- **WHAT IS REQUIRED**
Starting with the first line of the data below, copy each line up to and including the one containing "GREALISH = [90.8, 37.9, 64.3, 95.2, 0.4, 85.3, 100.0]". Pictures stay out.

-- Start of GIVEN MATERIAL --

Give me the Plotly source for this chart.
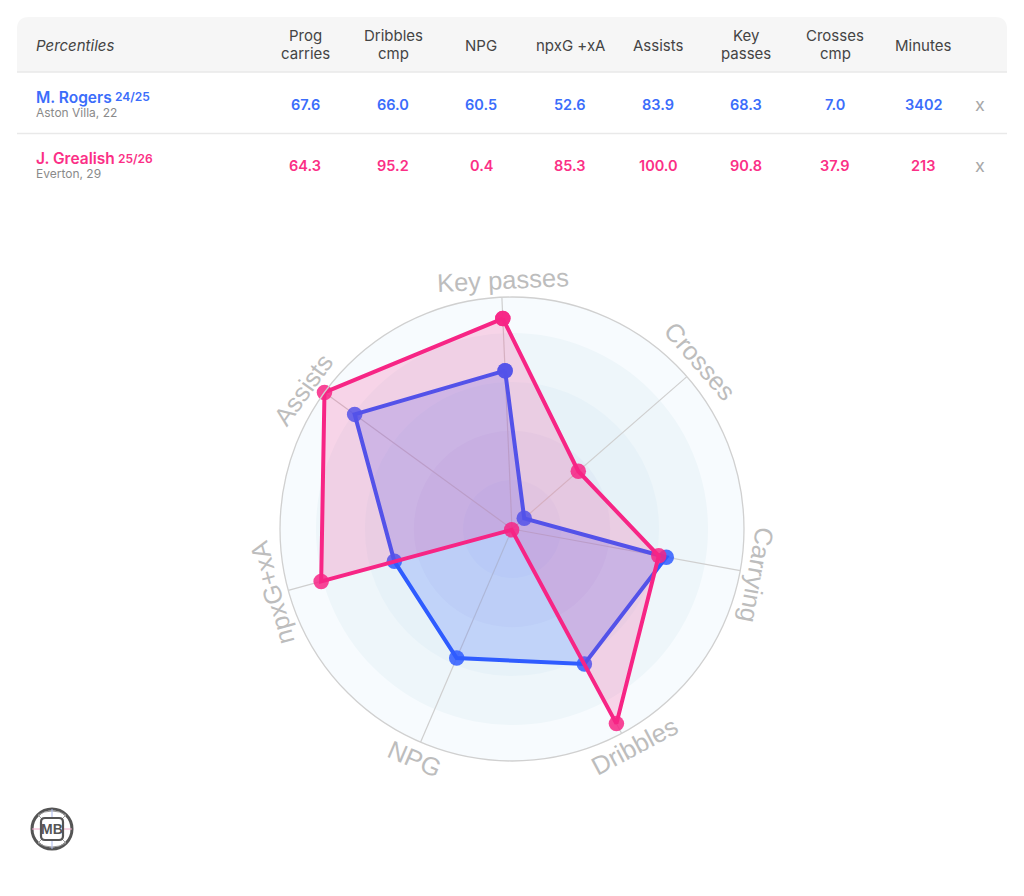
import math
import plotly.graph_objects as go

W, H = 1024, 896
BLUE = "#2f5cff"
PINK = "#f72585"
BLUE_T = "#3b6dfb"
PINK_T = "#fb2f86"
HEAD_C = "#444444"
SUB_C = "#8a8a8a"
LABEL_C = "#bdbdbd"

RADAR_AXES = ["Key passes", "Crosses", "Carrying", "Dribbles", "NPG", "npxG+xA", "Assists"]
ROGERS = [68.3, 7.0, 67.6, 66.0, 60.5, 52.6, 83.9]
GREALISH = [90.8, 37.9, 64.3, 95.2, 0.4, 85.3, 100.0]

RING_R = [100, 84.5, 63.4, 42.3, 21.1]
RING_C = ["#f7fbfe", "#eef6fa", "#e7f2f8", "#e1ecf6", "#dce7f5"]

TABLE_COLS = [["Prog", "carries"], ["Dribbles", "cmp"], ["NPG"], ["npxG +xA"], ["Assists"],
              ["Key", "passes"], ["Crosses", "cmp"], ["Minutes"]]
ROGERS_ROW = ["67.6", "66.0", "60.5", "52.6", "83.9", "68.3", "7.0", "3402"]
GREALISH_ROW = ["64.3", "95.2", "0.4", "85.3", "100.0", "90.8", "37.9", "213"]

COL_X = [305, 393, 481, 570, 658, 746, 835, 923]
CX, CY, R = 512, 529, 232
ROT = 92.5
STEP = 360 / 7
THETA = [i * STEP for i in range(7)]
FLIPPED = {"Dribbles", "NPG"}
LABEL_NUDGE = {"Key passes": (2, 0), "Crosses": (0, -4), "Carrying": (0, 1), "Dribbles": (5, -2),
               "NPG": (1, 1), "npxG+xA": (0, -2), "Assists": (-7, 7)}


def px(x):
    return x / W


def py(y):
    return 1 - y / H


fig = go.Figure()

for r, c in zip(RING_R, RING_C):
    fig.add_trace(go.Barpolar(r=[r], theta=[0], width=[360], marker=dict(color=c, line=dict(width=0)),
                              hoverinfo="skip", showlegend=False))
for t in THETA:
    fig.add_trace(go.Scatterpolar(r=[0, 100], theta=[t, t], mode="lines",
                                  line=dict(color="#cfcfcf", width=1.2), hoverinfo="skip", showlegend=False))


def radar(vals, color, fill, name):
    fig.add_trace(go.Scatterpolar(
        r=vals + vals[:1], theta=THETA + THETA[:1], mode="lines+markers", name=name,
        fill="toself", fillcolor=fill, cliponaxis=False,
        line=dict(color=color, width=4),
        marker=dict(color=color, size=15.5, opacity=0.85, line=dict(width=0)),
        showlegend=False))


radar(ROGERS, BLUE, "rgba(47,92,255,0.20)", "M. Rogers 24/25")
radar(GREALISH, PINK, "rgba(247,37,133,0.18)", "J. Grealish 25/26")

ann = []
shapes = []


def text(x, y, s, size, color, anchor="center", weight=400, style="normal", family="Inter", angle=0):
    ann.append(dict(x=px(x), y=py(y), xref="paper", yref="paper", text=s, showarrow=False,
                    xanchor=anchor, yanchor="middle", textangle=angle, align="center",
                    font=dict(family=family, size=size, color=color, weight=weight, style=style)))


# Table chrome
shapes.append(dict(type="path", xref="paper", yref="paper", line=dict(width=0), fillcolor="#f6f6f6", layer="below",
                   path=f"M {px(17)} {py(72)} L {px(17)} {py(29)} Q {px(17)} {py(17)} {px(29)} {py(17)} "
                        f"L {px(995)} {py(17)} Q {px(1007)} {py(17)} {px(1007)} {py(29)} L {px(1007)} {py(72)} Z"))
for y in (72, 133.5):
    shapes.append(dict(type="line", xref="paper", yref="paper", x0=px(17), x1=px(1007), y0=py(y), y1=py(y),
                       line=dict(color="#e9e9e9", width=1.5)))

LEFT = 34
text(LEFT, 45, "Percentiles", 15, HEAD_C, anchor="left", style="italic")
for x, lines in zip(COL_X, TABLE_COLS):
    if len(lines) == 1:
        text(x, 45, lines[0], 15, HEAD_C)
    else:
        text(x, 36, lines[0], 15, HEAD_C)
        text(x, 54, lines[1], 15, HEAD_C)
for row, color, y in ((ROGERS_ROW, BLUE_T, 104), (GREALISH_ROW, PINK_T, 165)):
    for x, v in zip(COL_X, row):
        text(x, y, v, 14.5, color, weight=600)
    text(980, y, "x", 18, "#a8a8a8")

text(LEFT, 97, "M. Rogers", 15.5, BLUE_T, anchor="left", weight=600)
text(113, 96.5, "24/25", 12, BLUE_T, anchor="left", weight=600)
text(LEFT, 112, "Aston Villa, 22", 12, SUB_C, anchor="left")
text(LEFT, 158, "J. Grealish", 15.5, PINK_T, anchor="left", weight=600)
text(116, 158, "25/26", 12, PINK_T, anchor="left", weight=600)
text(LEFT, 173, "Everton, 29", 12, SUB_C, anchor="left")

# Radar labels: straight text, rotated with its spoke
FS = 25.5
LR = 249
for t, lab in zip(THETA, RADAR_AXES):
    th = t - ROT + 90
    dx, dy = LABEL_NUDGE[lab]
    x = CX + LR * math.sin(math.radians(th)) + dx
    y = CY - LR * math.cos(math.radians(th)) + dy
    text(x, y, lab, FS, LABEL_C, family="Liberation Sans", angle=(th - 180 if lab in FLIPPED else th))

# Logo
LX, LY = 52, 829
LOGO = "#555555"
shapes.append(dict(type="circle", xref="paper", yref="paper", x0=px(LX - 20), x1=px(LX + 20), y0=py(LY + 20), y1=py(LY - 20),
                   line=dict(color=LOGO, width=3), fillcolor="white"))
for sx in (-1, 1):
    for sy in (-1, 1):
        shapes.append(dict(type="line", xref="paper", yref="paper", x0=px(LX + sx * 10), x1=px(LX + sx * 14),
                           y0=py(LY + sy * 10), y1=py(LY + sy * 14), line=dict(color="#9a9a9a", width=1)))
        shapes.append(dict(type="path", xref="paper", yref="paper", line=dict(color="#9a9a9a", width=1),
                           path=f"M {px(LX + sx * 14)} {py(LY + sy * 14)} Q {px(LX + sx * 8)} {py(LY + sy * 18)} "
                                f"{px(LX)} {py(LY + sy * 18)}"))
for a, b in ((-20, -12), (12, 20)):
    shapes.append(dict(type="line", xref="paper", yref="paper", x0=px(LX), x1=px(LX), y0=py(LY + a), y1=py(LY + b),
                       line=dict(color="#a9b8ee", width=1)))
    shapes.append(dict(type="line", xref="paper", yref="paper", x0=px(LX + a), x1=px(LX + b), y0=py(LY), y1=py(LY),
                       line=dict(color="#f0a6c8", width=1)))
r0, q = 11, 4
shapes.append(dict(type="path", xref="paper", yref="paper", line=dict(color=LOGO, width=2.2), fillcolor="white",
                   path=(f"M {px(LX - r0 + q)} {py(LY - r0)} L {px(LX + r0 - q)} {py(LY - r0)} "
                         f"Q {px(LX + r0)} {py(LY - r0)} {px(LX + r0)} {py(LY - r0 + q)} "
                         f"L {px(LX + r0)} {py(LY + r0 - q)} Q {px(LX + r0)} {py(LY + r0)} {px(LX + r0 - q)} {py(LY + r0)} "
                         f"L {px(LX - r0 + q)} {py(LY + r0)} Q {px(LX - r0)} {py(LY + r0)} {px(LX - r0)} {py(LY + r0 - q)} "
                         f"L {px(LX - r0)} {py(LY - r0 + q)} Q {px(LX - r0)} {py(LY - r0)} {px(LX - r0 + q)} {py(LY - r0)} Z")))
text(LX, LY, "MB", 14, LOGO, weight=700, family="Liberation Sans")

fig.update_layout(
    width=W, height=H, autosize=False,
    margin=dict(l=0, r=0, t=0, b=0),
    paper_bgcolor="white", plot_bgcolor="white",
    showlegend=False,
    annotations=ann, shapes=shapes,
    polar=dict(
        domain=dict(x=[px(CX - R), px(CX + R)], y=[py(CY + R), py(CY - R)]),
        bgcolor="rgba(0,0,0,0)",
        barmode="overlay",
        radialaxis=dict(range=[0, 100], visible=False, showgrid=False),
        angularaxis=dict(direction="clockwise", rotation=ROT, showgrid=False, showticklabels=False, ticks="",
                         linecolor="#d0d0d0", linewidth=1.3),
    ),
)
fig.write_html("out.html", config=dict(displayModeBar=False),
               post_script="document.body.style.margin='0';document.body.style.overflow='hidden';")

-- End of GIVEN MATERIAL --

- **REPLY TO THE EXERCISE**
Give me the Plotly source for this chart.
import math
import plotly.graph_objects as go

W, H = 1024, 896
BLUE = "#2f5cff"
PINK = "#f72585"
BLUE_T = "#3b6dfb"
PINK_T = "#fb2f86"
HEAD_C = "#444444"
SUB_C = "#8a8a8a"
LABEL_C = "#bdbdbd"

RADAR_AXES = ["Key passes", "Crosses", "Carrying", "Dribbles", "NPG", "npxG+xA", "Assists"]
ROGERS = [68.3, 7.0, 67.6, 66.0, 60.5, 52.6, 83.9]
GREALISH = [90.8, 37.9, 64.3, 95.2, 0.4, 85.3, 100.0]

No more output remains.